-- start of ENTRIES SUPPLIED --

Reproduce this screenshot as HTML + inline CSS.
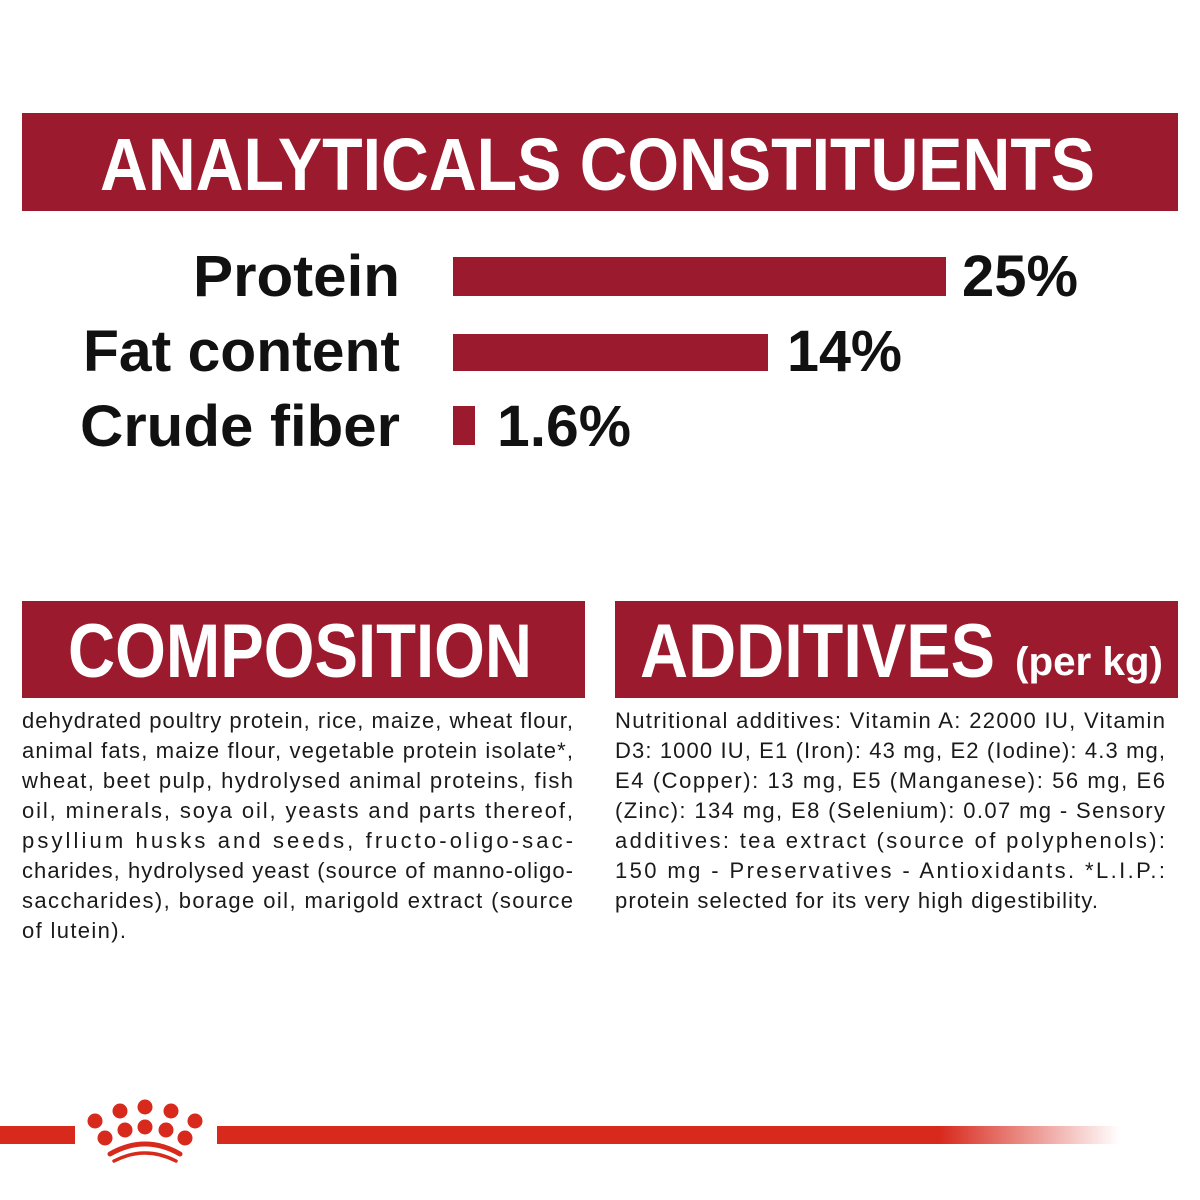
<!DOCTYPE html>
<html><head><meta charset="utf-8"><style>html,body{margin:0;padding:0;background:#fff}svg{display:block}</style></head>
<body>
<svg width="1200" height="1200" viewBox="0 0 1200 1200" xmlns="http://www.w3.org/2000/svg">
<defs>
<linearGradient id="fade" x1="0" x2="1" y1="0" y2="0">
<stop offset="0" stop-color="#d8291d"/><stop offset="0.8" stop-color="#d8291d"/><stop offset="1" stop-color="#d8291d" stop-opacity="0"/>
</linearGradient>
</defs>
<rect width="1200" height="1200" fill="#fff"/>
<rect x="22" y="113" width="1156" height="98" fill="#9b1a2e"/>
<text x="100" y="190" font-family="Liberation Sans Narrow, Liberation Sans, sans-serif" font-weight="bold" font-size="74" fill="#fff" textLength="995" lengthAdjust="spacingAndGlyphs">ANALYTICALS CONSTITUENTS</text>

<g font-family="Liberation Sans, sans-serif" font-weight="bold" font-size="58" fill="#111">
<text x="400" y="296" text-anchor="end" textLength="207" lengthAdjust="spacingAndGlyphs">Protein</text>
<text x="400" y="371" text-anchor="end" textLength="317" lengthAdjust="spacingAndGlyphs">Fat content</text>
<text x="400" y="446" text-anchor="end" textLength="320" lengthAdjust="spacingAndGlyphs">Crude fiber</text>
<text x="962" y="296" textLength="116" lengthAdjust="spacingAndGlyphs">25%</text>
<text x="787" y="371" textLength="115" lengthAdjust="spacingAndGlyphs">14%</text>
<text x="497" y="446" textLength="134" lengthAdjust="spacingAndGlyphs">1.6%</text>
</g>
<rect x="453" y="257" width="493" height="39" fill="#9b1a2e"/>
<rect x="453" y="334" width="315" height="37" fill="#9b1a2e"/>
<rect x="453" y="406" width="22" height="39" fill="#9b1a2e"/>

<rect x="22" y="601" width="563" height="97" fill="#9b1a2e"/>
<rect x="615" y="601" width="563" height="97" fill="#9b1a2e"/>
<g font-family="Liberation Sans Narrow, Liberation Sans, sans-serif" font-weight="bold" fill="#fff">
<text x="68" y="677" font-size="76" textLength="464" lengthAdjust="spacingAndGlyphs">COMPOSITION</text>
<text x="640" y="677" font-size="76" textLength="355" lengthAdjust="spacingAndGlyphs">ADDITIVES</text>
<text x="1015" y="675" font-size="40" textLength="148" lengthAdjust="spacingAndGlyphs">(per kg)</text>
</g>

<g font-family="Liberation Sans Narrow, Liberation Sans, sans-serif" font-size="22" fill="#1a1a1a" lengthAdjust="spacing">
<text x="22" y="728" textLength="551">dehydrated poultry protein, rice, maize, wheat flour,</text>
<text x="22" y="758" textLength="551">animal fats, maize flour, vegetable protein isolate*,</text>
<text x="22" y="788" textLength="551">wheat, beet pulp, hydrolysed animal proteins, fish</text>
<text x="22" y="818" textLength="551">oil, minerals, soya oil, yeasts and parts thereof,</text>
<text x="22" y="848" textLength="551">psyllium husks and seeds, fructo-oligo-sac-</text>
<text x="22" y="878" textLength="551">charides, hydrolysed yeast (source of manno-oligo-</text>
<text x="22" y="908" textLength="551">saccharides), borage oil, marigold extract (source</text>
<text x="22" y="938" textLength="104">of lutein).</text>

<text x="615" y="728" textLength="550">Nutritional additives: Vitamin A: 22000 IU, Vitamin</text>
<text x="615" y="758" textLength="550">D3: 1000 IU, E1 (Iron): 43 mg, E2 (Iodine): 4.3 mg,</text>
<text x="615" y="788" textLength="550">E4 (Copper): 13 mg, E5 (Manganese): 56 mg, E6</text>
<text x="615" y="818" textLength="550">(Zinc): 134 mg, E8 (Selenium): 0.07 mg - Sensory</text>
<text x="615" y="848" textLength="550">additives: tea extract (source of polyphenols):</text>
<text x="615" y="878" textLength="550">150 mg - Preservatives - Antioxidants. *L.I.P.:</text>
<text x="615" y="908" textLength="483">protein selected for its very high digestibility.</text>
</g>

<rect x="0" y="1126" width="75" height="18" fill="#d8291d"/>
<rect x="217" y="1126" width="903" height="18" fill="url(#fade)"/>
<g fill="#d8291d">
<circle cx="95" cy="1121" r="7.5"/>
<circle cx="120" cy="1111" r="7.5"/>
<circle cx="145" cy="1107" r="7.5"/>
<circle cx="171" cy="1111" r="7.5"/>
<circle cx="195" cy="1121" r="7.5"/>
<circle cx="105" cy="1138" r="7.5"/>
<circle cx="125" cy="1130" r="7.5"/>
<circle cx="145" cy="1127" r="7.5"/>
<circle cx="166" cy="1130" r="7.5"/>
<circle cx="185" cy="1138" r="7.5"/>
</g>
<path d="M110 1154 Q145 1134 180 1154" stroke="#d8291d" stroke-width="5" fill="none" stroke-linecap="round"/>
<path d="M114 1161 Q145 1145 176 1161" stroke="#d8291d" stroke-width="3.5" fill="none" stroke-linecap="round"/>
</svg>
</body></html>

-- end of ENTRIES SUPPLIED --
-- start of ENTRIES SUPPLIED --

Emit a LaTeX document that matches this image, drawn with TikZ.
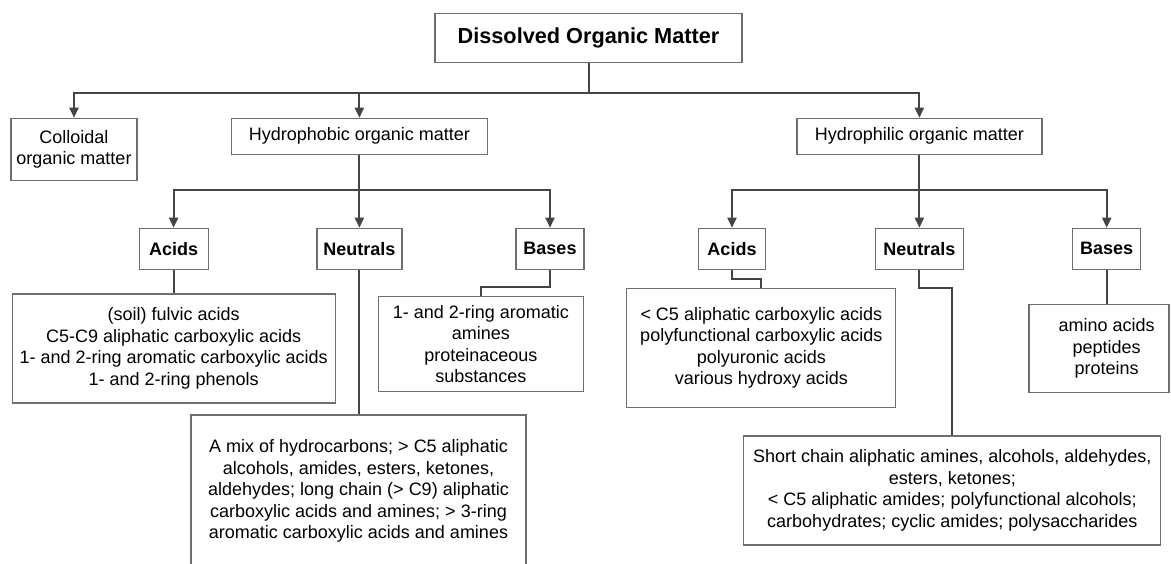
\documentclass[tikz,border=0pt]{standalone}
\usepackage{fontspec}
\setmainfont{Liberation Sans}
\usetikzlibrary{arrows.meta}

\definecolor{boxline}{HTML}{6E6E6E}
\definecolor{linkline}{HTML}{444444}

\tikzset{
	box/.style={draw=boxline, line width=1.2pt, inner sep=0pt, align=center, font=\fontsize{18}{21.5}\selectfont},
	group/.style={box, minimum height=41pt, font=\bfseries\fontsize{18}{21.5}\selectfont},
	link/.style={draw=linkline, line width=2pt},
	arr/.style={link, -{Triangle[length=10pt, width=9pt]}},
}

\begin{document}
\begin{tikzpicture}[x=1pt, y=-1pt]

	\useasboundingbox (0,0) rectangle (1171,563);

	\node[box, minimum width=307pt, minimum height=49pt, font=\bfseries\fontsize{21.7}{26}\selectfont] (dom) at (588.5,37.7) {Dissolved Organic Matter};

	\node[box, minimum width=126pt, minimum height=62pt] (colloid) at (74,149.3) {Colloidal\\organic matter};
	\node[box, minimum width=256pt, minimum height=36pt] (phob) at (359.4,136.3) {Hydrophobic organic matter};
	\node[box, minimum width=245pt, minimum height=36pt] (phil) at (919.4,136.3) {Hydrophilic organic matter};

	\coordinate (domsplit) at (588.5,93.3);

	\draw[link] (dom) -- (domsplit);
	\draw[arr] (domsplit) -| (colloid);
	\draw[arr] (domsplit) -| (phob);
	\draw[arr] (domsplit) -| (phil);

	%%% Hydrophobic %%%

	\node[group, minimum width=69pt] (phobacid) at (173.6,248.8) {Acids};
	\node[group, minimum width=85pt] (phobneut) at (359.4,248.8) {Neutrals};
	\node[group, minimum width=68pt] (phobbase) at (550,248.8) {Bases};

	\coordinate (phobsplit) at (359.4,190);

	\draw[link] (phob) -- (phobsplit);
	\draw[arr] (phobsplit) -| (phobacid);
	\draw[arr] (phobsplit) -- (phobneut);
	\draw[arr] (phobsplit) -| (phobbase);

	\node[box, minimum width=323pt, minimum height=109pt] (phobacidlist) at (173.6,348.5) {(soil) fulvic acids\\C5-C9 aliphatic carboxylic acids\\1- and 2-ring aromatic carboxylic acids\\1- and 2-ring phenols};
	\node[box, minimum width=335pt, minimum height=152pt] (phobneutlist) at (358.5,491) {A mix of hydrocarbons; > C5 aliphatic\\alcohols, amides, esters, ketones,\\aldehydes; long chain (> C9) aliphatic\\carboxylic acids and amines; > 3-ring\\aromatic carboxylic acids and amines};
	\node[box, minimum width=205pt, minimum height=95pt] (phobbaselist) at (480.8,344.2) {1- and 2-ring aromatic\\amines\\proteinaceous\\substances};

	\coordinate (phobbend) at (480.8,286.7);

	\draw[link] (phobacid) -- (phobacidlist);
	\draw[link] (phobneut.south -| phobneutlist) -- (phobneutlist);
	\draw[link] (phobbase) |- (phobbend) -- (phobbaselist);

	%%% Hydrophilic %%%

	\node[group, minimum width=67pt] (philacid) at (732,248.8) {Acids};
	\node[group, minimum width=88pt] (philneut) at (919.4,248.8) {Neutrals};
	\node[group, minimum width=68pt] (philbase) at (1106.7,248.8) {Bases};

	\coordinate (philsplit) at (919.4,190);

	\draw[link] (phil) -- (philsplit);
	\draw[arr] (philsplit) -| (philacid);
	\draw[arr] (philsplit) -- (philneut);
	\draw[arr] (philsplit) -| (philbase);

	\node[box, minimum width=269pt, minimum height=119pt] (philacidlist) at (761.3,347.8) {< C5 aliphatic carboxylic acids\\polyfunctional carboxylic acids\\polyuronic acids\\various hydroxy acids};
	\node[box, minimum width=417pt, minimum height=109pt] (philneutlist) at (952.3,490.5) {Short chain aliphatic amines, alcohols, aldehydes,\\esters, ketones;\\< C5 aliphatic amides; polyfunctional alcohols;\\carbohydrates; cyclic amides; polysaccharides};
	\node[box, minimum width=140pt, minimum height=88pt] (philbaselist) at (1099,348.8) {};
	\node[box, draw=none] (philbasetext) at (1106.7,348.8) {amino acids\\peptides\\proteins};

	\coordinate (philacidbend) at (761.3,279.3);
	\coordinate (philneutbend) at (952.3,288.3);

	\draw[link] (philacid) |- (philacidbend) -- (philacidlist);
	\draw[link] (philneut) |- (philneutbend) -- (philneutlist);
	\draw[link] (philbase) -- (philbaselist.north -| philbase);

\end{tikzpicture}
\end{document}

-- end of ENTRIES SUPPLIED --
-- start of ENTRIES SUPPLIED --

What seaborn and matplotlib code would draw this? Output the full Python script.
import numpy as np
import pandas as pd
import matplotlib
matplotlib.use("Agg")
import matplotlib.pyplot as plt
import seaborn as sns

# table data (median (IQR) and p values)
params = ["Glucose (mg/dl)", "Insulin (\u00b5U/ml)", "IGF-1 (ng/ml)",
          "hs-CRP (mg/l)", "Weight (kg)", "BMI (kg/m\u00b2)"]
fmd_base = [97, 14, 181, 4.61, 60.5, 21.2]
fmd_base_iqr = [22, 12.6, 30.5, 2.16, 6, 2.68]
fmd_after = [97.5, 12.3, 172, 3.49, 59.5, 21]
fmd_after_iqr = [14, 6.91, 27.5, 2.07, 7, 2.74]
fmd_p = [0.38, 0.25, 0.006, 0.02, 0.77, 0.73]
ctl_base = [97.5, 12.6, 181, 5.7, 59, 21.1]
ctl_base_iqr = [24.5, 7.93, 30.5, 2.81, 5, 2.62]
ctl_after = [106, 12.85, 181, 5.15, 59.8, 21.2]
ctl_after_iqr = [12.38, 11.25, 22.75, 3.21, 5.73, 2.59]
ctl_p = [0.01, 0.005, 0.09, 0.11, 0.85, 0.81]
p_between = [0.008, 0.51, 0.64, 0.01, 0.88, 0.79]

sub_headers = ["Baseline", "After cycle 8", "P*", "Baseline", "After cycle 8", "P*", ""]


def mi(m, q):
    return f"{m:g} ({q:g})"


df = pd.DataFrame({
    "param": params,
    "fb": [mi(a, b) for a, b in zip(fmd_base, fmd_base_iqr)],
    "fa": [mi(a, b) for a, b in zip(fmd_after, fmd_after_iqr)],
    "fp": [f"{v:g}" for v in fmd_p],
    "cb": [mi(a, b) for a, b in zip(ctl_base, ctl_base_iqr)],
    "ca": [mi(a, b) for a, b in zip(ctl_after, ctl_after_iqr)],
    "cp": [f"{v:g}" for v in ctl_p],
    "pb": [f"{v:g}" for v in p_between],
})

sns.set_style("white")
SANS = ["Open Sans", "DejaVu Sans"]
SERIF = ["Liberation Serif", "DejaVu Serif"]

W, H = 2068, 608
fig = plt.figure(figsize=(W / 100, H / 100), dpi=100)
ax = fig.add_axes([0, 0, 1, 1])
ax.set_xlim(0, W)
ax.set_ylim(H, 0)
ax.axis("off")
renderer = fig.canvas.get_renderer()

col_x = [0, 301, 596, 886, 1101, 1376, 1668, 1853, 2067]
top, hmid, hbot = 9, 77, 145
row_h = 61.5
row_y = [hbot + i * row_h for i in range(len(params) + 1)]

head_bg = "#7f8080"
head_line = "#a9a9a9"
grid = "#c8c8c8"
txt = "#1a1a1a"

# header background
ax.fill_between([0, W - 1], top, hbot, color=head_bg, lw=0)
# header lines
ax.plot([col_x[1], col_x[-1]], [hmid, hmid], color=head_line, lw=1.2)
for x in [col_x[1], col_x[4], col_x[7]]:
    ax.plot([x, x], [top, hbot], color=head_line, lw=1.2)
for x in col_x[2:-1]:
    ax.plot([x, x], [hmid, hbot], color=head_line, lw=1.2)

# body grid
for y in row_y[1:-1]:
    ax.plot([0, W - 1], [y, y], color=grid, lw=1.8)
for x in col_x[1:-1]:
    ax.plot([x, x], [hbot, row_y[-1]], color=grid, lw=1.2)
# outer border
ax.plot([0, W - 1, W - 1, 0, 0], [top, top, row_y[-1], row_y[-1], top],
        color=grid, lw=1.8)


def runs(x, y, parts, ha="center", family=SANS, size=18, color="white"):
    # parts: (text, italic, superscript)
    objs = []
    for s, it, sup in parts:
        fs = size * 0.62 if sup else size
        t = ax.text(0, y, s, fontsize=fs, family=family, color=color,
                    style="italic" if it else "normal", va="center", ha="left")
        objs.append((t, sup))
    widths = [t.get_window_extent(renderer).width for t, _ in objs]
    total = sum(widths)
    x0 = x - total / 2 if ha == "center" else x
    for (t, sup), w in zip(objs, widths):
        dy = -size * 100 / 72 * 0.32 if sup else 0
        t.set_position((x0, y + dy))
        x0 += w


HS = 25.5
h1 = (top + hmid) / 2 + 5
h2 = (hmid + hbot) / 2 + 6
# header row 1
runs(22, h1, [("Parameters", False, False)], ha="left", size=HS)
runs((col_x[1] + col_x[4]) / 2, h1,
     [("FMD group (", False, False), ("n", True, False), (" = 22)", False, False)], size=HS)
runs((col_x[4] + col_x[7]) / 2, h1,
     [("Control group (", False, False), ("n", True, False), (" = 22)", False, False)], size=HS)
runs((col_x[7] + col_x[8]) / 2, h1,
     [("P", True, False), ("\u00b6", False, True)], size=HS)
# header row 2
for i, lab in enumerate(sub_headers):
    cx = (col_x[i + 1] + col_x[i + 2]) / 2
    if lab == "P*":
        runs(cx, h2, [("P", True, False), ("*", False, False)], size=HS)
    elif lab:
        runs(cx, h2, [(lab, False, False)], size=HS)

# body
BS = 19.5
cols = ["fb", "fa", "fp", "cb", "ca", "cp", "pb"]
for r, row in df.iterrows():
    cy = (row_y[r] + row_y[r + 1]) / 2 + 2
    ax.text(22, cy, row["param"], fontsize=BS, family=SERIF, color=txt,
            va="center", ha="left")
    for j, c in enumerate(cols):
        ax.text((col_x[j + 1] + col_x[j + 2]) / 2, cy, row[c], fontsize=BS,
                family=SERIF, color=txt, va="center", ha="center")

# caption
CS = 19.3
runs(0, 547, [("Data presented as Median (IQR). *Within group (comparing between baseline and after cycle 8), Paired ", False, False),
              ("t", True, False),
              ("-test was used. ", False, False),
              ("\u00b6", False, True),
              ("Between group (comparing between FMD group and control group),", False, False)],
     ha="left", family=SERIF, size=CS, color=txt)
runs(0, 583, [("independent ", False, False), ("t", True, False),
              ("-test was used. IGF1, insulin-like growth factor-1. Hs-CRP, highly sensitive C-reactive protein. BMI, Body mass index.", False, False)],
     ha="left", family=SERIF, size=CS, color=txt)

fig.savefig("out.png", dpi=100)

-- end of ENTRIES SUPPLIED --

▶ [EXERCISE AIM] Looking at the records above, say how many lines hold the string "seaborn". Write nothing but the number.

▶ [REPLY TO THE TASK] 2